The notion caught my attention.
Ever since hearing IBM's Sandy Carter [see Sandy Carter Integrates Social Media Into The Marketing Mix - MProfs B2B Forum and Sandy Carter Gets Bold at MarketingProfs B2B Forum 2011] discuss social business and how social networks strengthen customer connections, I've been thinking about the possibilities. Imagine breaking down functional siloes to collaborate on value-creation ideas... and not just for big business.
At Info360, I heard Salesforce.com's Michael Peachey, Director of Social Enterprise Solutions Marketing, who presented “Social Revolution in the Enterprise,” during which he tackled "the need for social revolution within enterprises and examines how today’s most successful CEOs are transforming their companies and employees with a more socially integrated model."
Social networks deployed internally [Salesforce pitches its Chatter network, prominently highlighting CEOs on iPads] offer a powerful means for harnessing ideas, breaking down siloes and engaging employees - especially for big business, with multiple locations across countries and time zones. Granted, there has to be buy-in from the top for them to work effectively. Nonetheless, social networks not only keep track of conversations, but also draw others in regardless of organizational hierarchy.
[Another entreprise social network is Yammer - which has just been bought by Microsoft.]
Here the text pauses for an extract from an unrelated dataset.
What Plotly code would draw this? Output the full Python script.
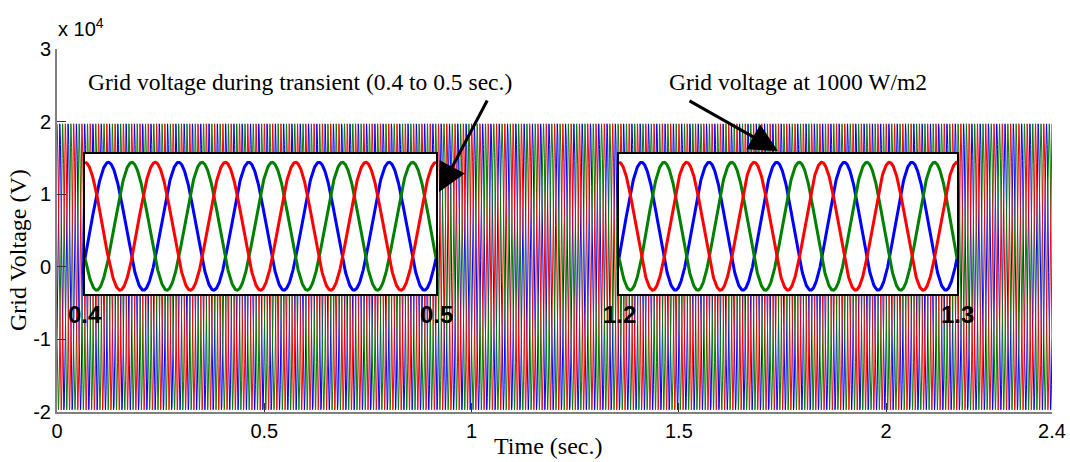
import numpy as np
import plotly.graph_objects as go

# ---- data ----
phase_names = ["Va", "Vb", "Vc"]
phase_colors = ["#0000ff", "#008000", "#ff0000"]   # blue, green, red (draw order)
phase_shift_deg = [-120.0, 120.0, 0.0]              # red peaks at t = 0
amplitude_v = 19700.0                               # peak grid voltage (V)
freq_hz = 50.0
t_end = 2.4
samples_per_cycle = 100

x_tick_vals = [0, 0.5, 1, 1.5, 2, 2.4]
x_tick_text = ["0", "0.5", "1", "1.5", "2", "2.4"]
y_tick_vals = [-2e4, -1e4, 0, 1e4, 2e4, 3e4]
y_tick_text = ["-2", "-1", "0", "1", "2", "3"]

inset_windows = [(0.4, 0.5), (1.2, 1.3)]
inset_labels = [["0.4", "0.5"], ["1.2", "1.3"]]

note_texts = ["Grid voltage during transient (0.4 to 0.5 sec.)",
              "Grid voltage at 1000 W/m2"]

# ---- layout geometry (pixels of the 1070x462 page) ----
W, H = 1070, 462
L, R, T, B = 57, 1052, 49, 412
inset_px = [(85, 436, 154, 294), (619, 957, 154, 294)]


def px_x(p):
    return (p - L) / (R - L)


def px_y(p):
    return (B - p) / (B - T)


t = np.linspace(0, t_end, int(t_end * freq_hz * samples_per_cycle) + 1)

fig = go.Figure()

# main traces
for name, col, ph in zip(phase_names, phase_colors, phase_shift_deg):
    v = amplitude_v * np.cos(2 * np.pi * freq_hz * t + np.deg2rad(ph))
    fig.add_trace(go.Scatter(x=t, y=v, mode="lines", name=name,
                             line=dict(color=col, width=1.0),
                             xaxis="x", yaxis="y", showlegend=False,
                             hoverinfo="skip"))

y_in_lo, y_in_hi = -1.06 * amplitude_v, 1.13 * amplitude_v

layout_extra = {}
annotations = []
for k, ((t0, t1), (x0p, x1p, y0p, y1p), labs) in enumerate(
        zip(inset_windows, inset_px, inset_labels)):
    ax_id = k + 2
    xa, ya = f"x{ax_id}", f"y{ax_id}"
    # white background of the inset
    fig.add_trace(go.Scatter(x=[t0, t1, t1, t0, t0],
                             y=[y_in_lo, y_in_lo, y_in_hi, y_in_hi, y_in_lo],
                             fill="toself", fillcolor="white", mode="lines",
                             line=dict(width=0, color="white"),
                             xaxis=xa, yaxis=ya, showlegend=False,
                             hoverinfo="skip"))
    ti = np.linspace(t0, t1, 1001)
    for name, col, ph in zip(phase_names, phase_colors, phase_shift_deg):
        v = amplitude_v * np.cos(2 * np.pi * freq_hz * ti + np.deg2rad(ph))
        fig.add_trace(go.Scatter(x=ti, y=v, mode="lines", name=name,
                                 line=dict(color=col, width=3),
                                 xaxis=xa, yaxis=ya, showlegend=False,
                                 hoverinfo="skip"))
    layout_extra[f"xaxis{ax_id}"] = dict(
        domain=[px_x(x0p), px_x(x1p)], anchor=ya, range=[t0, t1],
        tickvals=[t0, t1], showticklabels=False,
        ticks="inside", ticklen=3, tickcolor="black", automargin=False,
        showline=True, mirror=True, linecolor="black", linewidth=2,
        showgrid=False, zeroline=False)
    layout_extra[f"yaxis{ax_id}"] = dict(
        domain=[px_y(y1p), px_y(y0p)], anchor=xa, range=[y_in_lo, y_in_hi],
        showticklabels=False, ticks="", automargin=False,
        showline=True, mirror=True, linecolor="black", linewidth=2,
        showgrid=False, zeroline=False)
    for tv, lab in zip((t0, t1), labs):
        annotations.append(dict(
            text=f"<b>{lab}</b>", xref=xa, yref="paper", x=tv, y=px_y(314),
            xanchor="center", yanchor="middle", showarrow=False,
            font=dict(family="Liberation Sans, Arial", size=24,
                      color="black")))

tick_font = dict(family="Liberation Sans, Arial", size=20, color="black")
serif = "Liberation Serif, Times New Roman"

annotations += [
    dict(text="x 10<sup>4</sup>", xref="paper", yref="paper",
         x=px_x(56), y=px_y(27), xanchor="left", yanchor="middle",
         showarrow=False, font=tick_font),
    dict(text="Grid Voltage (V)", xref="paper", yref="paper",
         x=px_x(18), y=px_y(250), xanchor="center", yanchor="middle",
         textangle=-90, showarrow=False,
         font=dict(family=serif, size=24, color="black")),
    dict(text="Time (sec.)", xref="paper", yref="paper",
         x=px_x(548), y=px_y(446), xanchor="center", yanchor="middle",
         showarrow=False, font=dict(family=serif, size=24, color="black")),
    dict(text=note_texts[0], xref="paper", yref="paper",
         x=px_x(86), y=px_y(82), xanchor="left", yanchor="middle",
         showarrow=False, font=dict(family=serif, size=23.5, color="black")),
    dict(text=note_texts[1], xref="paper", yref="paper",
         x=px_x(667), y=px_y(82), xanchor="left", yanchor="middle",
         showarrow=False, font=dict(family=serif, size=23.5, color="black")),
]
# arrows: (tail px, head px)
for (tx, ty), (hx, hy) in [((488, 99), (439, 192)), ((688, 100), (778, 151))]:
    annotations.append(dict(text="", xref="paper", yref="paper",
                            x=px_x(hx), y=px_y(hy), ax=tx - hx, ay=ty - hy,
                            showarrow=True, arrowhead=2, arrowsize=1.9,
                            arrowwidth=3, arrowcolor="black", standoff=0))

fig.update_layout(
    width=W, height=H, autosize=False,
    margin=dict(l=L, r=W - R, t=T, b=H - B, pad=0, autoexpand=False),
    paper_bgcolor="white", plot_bgcolor="white",
    showlegend=False,
    xaxis=dict(domain=[0, 1], anchor="y", range=[0, t_end],
               tickvals=x_tick_vals, ticktext=x_tick_text, tickfont=tick_font,
               ticks="inside", ticklen=9, tickcolor="#333", tickwidth=1,
               showline=True, linecolor="#808080", linewidth=2,
               showgrid=False, zeroline=False, automargin=False),
    yaxis=dict(domain=[0, 1], anchor="x", range=[-2e4, 3e4],
               tickvals=y_tick_vals, ticktext=y_tick_text, tickfont=tick_font,
               ticks="inside", ticklen=9, tickcolor="#333", tickwidth=1,
               showline=True, linecolor="#808080", linewidth=2,
               showgrid=False, zeroline=False, automargin=False),
    annotations=annotations,
    **layout_extra,
)

fig.write_html("out.html")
Michael brought up interesting stats:
- 8 hours/day are spent on the social web
- Email is flat [Salesforce is experimenting with not using email]
- Mobile devices have become productivity tools
- We face a paradigm around being connected and being connected regardless of office walls.
- The social revolution creates a social divide between customers and companies [i.e., people vs. corporate walls]
The solution is the social entreprise which embraces social networks to unlock innovation within the organization through employee social networks which then engage with customers. The starting point is a social profile. Social interactions offer business the means to create a small company feel, connecting people with one another.
Given the high cost of an unmotivated workforce, figuring out how to engage employees is how big business [and small, see Remarkable Customer Experience, Pike Place Fish Market Style] can be successful
Here is a link to Salesforce.com's Little Blue Book of Social Entreprise Transformation for inspiration.
To put all of this into perspective, Social media is reinventing how business is done - an article from USA Today - refers to Red Robin Gourmet Burgers which uses an internal social network "to teach its managers everything from the recipes to the best, fastest way to make them. Instead of mailing out spiral-bound books, getting feedback during executives' sporadic store visits and taking six months to act on advice from the trenches, the network's freewheeling discussion and video produced results in days".
Furthermore, "companies are using social networks to build teams that solve problems faster, share information better among their employees and partners, bring customer ideas for new product designs to market earlier, and redesign all kinds of corporate software in Facebook's easy-to-learn style." The article goes on to explain how social networks connect people and foster innovation.
Are you using social networks internally to engage your employees? What about your customers?